You may not have been around during the Roaring '20s, but images of the Great Depression have been burned into memory because of such works as Dorothea Lange's poignant photo of a "Migrant Mother" and painter Grant Wood's stoic "American Gothic."
But there's more to early 20th-century American art, quite a bit of it generated right here. Through July 18, the Cleveland Museum of Art focuses on more than a dozen local artists who embraced the spirit of their times. Burchfield to Schreckengost: Cleveland Art of the Jazz Age features approximately 60 paintings, sculptures, photographs and decorative arts produced by a range of Cleveland notables between 1914 and 1945.
"[The exhibit explores] how important Cleveland artists attempted to mirror the aesthetics of Jazz Age music," says exhibit curator William Robinson.
To express that emotional gamut, artists relied on brilliant colors and sharp, piercing lines. In his signature piece, "New Yorker" (also known as "The Jazz Bowl"), ceramist Viktor Schreckengost depicts energy with whimsical carvings against a bold blue background.
"He combined very innovative techniques with Art Deco style and a sense of humor," Robinson says. "[Many of] his works are quite lively and amusing."
sn the melancholy end of the spectrum, Charles Burchfield's "Church Bells Ringing, Rainy Winter Night" illustrates the sound that frightened him as a child lying in bed on Christmas Eve. The watercolorist used ink, crayon and black and gray washes to convey his feelings.

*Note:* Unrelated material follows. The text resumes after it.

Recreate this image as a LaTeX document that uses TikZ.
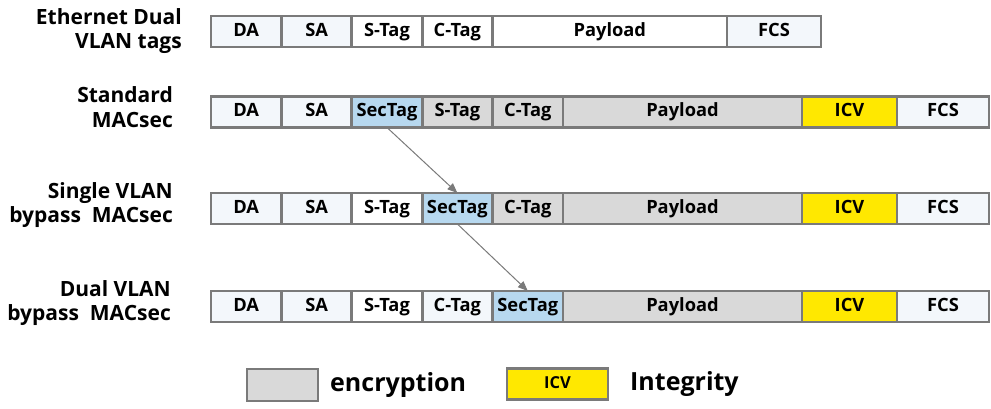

"He's exceptionally creative and developed a style that's unique from those of any other American artist," Robinson says. "His paintings are extremely expressive, and he often based [them] on sound [and] temperature."
The curator adds that Margaret Bourke-White "was attracted to subjects that were not being exploited to their full extent by other photographers." In "Terminal Tower, Cleveland," haze from a nearby smokestack obscures the skyscraper.
"Today, we see that and we think pollution," notes Robinson. "They thought power."